Directions for this task:
Consider the listing below. Extract exactly the lines from the line containing "Reproduce this chart with matplotlib." to the line containing "0.122, 0.122, 0.119, 0.129, 0.143, 0.153, 0.141, 0.200, 0.200]", both included.

Charts and diagrams as code:
# # # #

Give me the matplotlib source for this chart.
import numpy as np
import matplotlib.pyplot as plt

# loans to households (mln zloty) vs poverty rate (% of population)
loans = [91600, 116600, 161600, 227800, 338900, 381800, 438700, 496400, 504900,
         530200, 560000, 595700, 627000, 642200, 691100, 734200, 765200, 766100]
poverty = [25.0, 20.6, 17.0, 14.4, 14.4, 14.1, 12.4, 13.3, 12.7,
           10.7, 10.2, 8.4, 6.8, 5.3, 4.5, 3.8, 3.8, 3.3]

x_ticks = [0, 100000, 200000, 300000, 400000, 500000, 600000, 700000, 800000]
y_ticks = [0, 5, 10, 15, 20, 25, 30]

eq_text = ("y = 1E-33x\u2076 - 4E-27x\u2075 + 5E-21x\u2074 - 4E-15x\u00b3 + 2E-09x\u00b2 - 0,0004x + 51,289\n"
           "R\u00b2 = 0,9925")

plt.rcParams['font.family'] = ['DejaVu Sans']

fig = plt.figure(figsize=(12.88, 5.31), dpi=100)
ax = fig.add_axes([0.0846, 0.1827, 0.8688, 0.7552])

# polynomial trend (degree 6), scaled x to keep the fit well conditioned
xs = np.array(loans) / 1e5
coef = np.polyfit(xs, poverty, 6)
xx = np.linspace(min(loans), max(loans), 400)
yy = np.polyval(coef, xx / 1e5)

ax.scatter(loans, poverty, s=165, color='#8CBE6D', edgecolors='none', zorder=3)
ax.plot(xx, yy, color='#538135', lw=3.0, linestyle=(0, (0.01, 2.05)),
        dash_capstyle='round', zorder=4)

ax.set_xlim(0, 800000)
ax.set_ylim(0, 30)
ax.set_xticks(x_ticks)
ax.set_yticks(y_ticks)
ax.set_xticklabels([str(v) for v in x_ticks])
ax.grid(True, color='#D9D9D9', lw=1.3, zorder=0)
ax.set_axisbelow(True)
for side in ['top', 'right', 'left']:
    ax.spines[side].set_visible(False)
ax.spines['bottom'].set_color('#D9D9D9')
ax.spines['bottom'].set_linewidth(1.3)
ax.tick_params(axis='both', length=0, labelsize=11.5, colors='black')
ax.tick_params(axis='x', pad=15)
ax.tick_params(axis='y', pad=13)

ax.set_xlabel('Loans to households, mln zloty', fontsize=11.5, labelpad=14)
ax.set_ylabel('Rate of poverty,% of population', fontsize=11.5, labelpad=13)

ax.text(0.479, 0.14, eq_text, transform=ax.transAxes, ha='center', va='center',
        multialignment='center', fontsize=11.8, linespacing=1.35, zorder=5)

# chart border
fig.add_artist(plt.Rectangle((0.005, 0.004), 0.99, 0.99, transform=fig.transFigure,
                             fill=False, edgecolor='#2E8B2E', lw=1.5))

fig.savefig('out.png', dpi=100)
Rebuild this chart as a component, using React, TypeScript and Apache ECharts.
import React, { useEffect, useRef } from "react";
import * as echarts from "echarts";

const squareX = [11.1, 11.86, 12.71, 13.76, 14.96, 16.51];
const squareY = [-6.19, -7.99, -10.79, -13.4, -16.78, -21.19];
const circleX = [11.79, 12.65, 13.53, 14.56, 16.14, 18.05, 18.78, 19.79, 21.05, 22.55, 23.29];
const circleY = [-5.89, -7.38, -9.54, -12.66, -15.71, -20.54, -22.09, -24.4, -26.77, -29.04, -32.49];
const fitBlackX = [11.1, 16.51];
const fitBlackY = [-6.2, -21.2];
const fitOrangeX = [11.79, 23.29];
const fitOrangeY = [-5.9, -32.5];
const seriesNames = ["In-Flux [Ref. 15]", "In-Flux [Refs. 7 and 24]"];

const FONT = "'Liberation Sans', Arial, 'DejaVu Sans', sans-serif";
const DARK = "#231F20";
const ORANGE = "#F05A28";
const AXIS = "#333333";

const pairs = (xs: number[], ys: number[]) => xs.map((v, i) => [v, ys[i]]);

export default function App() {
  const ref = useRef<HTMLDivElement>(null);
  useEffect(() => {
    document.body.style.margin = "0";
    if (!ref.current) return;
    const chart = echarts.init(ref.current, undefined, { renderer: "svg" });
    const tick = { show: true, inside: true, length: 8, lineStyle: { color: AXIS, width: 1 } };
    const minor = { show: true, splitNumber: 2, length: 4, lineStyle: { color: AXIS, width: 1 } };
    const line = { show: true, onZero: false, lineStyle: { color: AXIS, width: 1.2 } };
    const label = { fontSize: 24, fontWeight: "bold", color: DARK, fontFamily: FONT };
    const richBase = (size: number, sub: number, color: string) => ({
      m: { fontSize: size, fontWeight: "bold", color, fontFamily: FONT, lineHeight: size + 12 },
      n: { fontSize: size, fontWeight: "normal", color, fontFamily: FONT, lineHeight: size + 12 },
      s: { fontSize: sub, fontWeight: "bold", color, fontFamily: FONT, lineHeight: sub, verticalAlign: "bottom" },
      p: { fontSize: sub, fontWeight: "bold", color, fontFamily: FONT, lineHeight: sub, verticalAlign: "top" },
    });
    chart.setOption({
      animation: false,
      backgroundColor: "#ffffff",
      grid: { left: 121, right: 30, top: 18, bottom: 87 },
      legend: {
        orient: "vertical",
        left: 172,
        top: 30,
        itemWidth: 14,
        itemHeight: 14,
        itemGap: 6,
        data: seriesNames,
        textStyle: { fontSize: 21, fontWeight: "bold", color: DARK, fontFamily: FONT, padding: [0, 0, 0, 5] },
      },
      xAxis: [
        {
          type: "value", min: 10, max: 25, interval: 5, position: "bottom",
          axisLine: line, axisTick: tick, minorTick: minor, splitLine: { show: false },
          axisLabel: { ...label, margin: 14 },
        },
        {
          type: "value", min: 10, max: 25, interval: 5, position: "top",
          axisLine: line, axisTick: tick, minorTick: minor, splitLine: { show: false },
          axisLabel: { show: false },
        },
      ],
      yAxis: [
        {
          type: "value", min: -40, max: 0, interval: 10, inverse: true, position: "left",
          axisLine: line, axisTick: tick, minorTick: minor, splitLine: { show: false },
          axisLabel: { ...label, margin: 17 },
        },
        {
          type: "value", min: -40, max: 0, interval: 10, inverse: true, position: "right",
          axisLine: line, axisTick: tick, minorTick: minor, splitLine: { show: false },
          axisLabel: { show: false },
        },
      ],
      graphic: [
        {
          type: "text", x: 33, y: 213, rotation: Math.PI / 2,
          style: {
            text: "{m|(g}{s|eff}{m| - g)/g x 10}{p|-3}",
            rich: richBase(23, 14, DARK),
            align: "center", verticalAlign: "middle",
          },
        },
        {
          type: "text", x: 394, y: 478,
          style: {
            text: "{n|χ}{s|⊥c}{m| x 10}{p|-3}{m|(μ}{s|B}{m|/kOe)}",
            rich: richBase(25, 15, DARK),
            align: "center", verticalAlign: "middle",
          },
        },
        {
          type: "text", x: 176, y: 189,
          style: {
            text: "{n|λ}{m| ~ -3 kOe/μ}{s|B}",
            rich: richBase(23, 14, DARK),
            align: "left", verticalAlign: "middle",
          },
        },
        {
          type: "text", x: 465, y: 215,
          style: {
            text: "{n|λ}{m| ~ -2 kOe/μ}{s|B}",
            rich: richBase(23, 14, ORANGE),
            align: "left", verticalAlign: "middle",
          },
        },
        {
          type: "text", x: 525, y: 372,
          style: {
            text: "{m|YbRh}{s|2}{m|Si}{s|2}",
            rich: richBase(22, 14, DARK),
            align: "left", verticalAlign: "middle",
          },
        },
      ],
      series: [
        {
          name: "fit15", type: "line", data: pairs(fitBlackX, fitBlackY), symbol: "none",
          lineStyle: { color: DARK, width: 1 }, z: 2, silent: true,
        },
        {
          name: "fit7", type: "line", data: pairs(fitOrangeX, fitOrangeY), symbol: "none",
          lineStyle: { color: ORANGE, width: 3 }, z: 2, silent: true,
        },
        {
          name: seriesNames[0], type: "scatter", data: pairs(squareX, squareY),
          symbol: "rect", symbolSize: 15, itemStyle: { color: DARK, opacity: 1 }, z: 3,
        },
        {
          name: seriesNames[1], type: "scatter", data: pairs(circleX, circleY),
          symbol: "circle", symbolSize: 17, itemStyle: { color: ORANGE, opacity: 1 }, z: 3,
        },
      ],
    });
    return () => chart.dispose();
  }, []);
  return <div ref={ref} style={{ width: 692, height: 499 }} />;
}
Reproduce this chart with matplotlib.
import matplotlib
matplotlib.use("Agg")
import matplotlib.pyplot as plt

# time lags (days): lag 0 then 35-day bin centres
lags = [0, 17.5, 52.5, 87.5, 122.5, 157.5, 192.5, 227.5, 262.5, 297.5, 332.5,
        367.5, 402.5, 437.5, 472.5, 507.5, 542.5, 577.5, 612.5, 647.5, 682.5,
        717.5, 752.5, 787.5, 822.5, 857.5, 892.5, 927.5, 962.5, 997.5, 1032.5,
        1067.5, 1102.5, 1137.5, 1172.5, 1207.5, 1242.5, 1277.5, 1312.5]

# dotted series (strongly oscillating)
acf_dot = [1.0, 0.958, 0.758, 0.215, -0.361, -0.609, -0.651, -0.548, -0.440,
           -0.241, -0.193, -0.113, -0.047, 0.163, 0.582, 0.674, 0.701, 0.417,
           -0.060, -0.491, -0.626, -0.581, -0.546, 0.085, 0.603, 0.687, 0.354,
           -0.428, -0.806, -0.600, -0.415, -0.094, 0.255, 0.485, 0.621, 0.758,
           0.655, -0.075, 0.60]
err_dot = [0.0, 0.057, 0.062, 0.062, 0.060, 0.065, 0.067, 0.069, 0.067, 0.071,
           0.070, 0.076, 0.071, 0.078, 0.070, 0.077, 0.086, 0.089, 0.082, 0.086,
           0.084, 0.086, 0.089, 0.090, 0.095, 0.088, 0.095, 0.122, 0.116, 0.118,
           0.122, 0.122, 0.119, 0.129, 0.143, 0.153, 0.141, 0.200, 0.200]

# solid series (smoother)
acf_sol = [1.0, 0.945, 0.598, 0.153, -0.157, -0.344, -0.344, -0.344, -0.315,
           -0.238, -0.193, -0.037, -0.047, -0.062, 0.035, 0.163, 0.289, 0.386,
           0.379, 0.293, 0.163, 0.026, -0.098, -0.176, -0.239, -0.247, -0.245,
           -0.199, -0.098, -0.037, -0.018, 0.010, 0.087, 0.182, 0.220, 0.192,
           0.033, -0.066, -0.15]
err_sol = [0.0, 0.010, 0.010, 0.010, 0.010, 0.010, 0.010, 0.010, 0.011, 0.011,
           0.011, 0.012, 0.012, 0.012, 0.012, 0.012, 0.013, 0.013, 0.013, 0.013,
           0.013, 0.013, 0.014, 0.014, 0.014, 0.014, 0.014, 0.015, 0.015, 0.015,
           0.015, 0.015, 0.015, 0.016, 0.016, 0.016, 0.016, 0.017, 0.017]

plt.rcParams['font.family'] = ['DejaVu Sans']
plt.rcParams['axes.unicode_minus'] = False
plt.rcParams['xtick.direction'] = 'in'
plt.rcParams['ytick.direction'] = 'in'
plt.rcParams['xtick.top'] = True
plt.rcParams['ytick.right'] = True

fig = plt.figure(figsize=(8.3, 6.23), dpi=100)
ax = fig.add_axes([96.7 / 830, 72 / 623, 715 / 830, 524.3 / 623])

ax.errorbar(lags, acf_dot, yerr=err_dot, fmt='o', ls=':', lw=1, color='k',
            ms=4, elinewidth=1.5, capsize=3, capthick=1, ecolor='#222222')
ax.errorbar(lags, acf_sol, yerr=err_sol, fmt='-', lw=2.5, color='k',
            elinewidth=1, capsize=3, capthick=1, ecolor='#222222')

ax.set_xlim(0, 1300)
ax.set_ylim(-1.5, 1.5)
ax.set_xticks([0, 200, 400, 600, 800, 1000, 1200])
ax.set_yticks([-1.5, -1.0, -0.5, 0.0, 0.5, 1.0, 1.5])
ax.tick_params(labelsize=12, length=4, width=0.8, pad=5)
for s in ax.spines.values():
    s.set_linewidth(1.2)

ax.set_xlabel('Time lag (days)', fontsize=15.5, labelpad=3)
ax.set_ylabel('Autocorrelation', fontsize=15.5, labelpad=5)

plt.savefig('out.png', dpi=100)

# # # #

Solution:
Reproduce this chart with matplotlib.
import matplotlib
matplotlib.use("Agg")
import matplotlib.pyplot as plt

# time lags (days): lag 0 then 35-day bin centres
lags = [0, 17.5, 52.5, 87.5, 122.5, 157.5, 192.5, 227.5, 262.5, 297.5, 332.5,
        367.5, 402.5, 437.5, 472.5, 507.5, 542.5, 577.5, 612.5, 647.5, 682.5,
        717.5, 752.5, 787.5, 822.5, 857.5, 892.5, 927.5, 962.5, 997.5, 1032.5,
        1067.5, 1102.5, 1137.5, 1172.5, 1207.5, 1242.5, 1277.5, 1312.5]

# dotted series (strongly oscillating)
acf_dot = [1.0, 0.958, 0.758, 0.215, -0.361, -0.609, -0.651, -0.548, -0.440,
           -0.241, -0.193, -0.113, -0.047, 0.163, 0.582, 0.674, 0.701, 0.417,
           -0.060, -0.491, -0.626, -0.581, -0.546, 0.085, 0.603, 0.687, 0.354,
           -0.428, -0.806, -0.600, -0.415, -0.094, 0.255, 0.485, 0.621, 0.758,
           0.655, -0.075, 0.60]
err_dot = [0.0, 0.057, 0.062, 0.062, 0.060, 0.065, 0.067, 0.069, 0.067, 0.071,
           0.070, 0.076, 0.071, 0.078, 0.070, 0.077, 0.086, 0.089, 0.082, 0.086,
           0.084, 0.086, 0.089, 0.090, 0.095, 0.088, 0.095, 0.122, 0.116, 0.118,
           0.122, 0.122, 0.119, 0.129, 0.143, 0.153, 0.141, 0.200, 0.200]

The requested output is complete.